Ингеборг Бахман однажды сравнила язык с городом, где есть и старый центр, и более современные районы, и окраины, и, наконец, кольцевые дороги и автозаправки, которые тоже являются частью города. Город и язык таят в себе одинаковую утопию и одинаковые руины: мы мечтаем о себе и теряем себя в своём городе так же, как и в родном языке, и оба они – всего лишь форма этой мечты и этой потерянности. Если сравнивать Венецию с языком, то жить в Венеции – то же самое, что учить латынь, пытаясь по слогам говорить на мёртвом языке, учась теряться и находить дорогу в узких закоулках склонений и в неожиданных проблесках супина и инфинитивов будущего времени. При этом нельзя забывать, что язык ни в коем случае не следует называть мёртвым, ибо ему всё ещё удаётся как-то с нами говорить, а мы в свою очередь на нём читаем; единственное, что кажется невозможным – или почти невозможным, – это представить себя в нём субъектом, тем, кто говорит «я». По сути, мёртвый язык, как и Венеция, – язык призрачный, на нём не говорят, но он по-своему пульсирует, подаёт знаки и шепчет, а мы, хотя и с трудом, не без помощи словаря, всё-таки понимаем и расшифровываем его. Но с кем же мёртвый язык разговаривает? К кому обращается призрак языка? Конечно, не к нам, но и не к своим собеседникам из далёких времён, коих он уже и не помнит. Однако именно поэтому кажется, будто он заговорил впервые: сей язык, о котором философ – не осознавая, что тем самым подчёркивает его призрачную сущность – сказал: он говорит – не мы.
Франческо Гварди. Вид венецианского дворика. 1770-е
Таким образом, Венеция действительно – пусть Тафури в своей вступительной речи и подразумевал нечто иное – символ современности. Наше время – не новое, а новейшее, то есть последнее и зачаточное. Оно сформировалось как постисторическое и постсовременное, не подозревая, что тем самым неминуемо обрекает себя на посмертную и призрачную жизнь, даже не представляя себе, что жизнь призрака – самое что ни на есть литургическое и тяжёлое бытие, предполагающее соблюдение строжайшего устава и жёстких молитвенных канонов со всеми вечернями, утренями, повечериями и остальными службами.
Отсюда и отсутствие строгих принципов, нравственных начал у тех личинок, среди коих мы живём. Все народы и все языки, ордены и учреждения, парламенты и властители, церкви и синагоги, горностаевые мантии и тоги друг за другом необратимо скатились до уровня личинок, но, можно сказать, неподготовленно и неосознанно. Так, писатели пишут плохо, поскольку им надо делать вид, что их язык ещё жив, парламенты издают пустые законы, потому что им приходится разыгрывать политическую жизнь для наций-личинок, религиям чуждо милосердие, потому что они разучились благословлять и покоиться в могилах. Вот почему мы видим, как повсюду чопорно расхаживают скелеты и манекены, а мумии бойко руководят собственной эксгумацией, не отдавая себе отчёта в том, что их прогнившие тела разваливаются на части и что их речь превратилась в бессмысленную глоссолалию.

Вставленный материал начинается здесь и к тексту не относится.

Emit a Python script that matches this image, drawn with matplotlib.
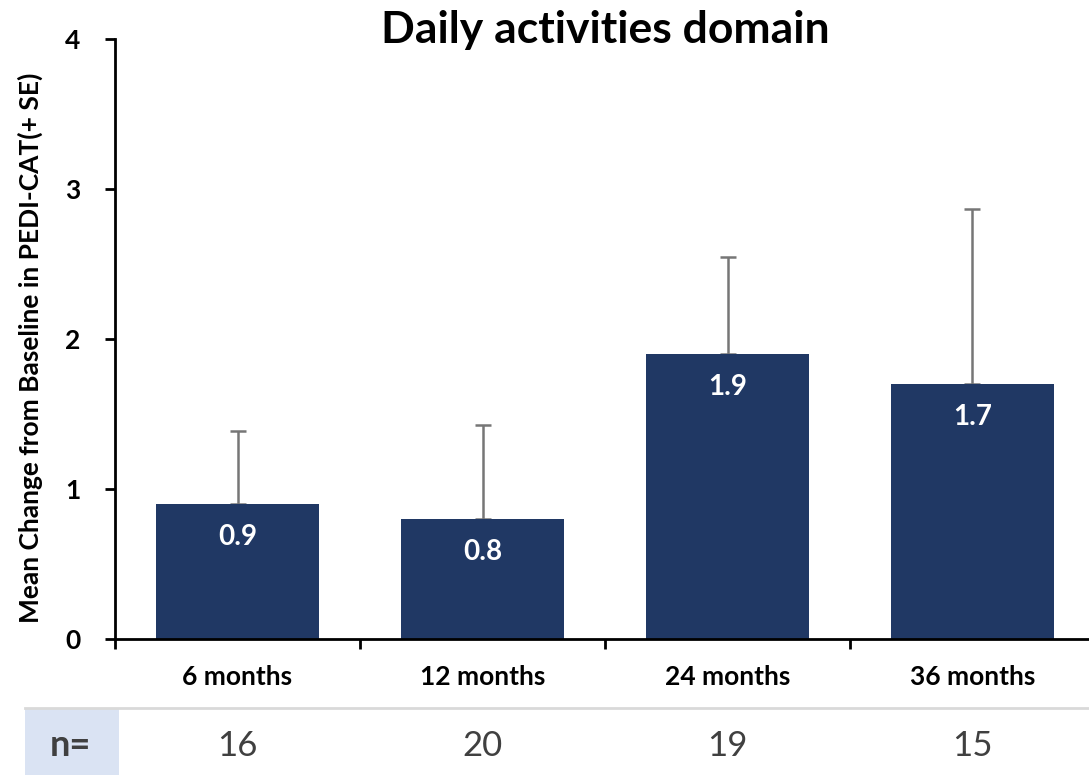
import matplotlib.pyplot as plt
import matplotlib.transforms as mtransforms
from matplotlib.patches import Rectangle

# data
periods = ['6 months', '12 months', '24 months', '36 months']
mean_change = [0.9, 0.8, 1.9, 1.7]
se = [0.49, 0.63, 0.65, 1.17]
n_counts = [16, 20, 19, 15]

plt.rcParams['font.family'] = ['Lato', 'DejaVu Sans']

W, H = 1089, 775
fig = plt.figure(figsize=(W / 100, H / 100), dpi=100)
ax = fig.add_axes([115 / W, 1 - 639 / H, (W - 115) / W, 600 / H])

x = list(range(len(periods)))
ax.bar(x, mean_change, width=0.665, color='#203864', zorder=2)
ax.errorbar(x, mean_change, yerr=[[0] * len(se), se], fmt='none',
            ecolor='#767676', elinewidth=1.8, capsize=6, capthick=1.8, zorder=1)

for xi, v in zip(x, mean_change):
    ax.text(xi, v - 0.22, f'{v:.1f}', ha='center', va='center', color='white',
            fontsize=20, fontweight='bold', zorder=3)

ax.set_xlim(-0.5, -0.5 + (W - 115) / 245)
ax.set_ylim(0, 4)
ax.set_yticks([0, 1, 2, 3, 4])
ax.set_yticklabels(['0', '1', '2', '3', '4'], fontsize=19, fontweight='bold')
ax.set_xticks([i - 0.5 for i in range(len(periods))], minor=False)
ax.set_xticklabels([])
ax.set_xticks(x, minor=True)
ax.set_xticklabels(periods, minor=True, fontsize=19, fontweight='bold')
ax.tick_params(axis='x', which='minor', length=0, pad=19)
ax.tick_params(axis='x', which='major', length=7, width=2, direction='out')
ax.tick_params(axis='y', length=7, width=2, direction='out', pad=18)
for s in ['top', 'right']:
    ax.spines[s].set_visible(False)
ax.spines['left'].set_linewidth(2)
ax.spines['bottom'].set_linewidth(2)

ax.set_ylabel('Mean Change from Baseline in PEDI-CAT(+ SE)', fontsize=19,
              fontweight='bold')
ax.yaxis.set_label_coords(-72 / (W - 115), 0.485)

fig.text(605 / W, 1 - 30 / H, 'Daily activities domain', ha='center', va='center',
         fontsize=32, fontweight='bold')

# n= table row
fig.add_artist(Rectangle((25 / W, 0), (119 - 25) / W, 1 - 709 / H,
                         transform=fig.transFigure, facecolor='#dae3f3',
                         edgecolor='none'))
fig.add_artist(plt.Line2D([25 / W, 1], [1 - 708 / H, 1 - 708 / H],
                          transform=fig.transFigure, color='#d9d9d9', lw=2))
fig.text(70 / W, 1 - 746 / H, 'n=', ha='center', va='center', fontsize=26,
         fontweight='bold', color='#404040')
trans = mtransforms.blended_transform_factory(ax.transData, fig.transFigure)
for xi, n in zip(x, n_counts):
    ax.text(xi, 1 - 746 / H, str(n), transform=trans, ha='center', va='center',
            fontsize=25, color='#404040', clip_on=False)

fig.savefig('out.png', dpi=100)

Всё это призраку Венеции неведомо. Ни венецианцы, ни тем более туристы уже ничего не замечают. Что-то видят, быть может, нищие, которых бессовестные чиновники хотят выгнать прочь, или крысы, беспокойно снующие по улочкам, уткнувшись носом в землю, или же те редкие чудаки, почти изгои, корпящие над этим туманным уроком. Ведь своим бесцветным голосом призрак твердит лишь об одном: если отныне все европейские города и языки станут привидениями, то лишь тот, кому удастся узнать их и сблизиться с ними, прочитать их по слогам и выучить наизусть их истёртые слова и камни, сможет, наверное, однажды вновь открыть для себя этот коридор, в котором история – сама жизнь – в одночасье выполняет обещания.
О том, чего мы можем не делать
Некогда Жиль Делёз определил действие власти как отделение людей от того, что они могут, а именно – от их способностей. Действующие силы сталкиваются с препятствием либо из-за отсутствия материальных условий для их реализации, либо из-за какого-либо запрета, который делает их применение категорически невозможным. В обоих случаях власть – и в этом проявляется её высший деспотизм и жестокость – отделяет людей от их способностей и тем самым обуславливает их бессилие. Но существует и другое, более коварное действие власти, распространяющееся не непосредственно на то, что́ люди могут делать – на их силы, а на их бессилие, то есть на то, чего они не могут делать или, скорее, на то, чего они могут не делать.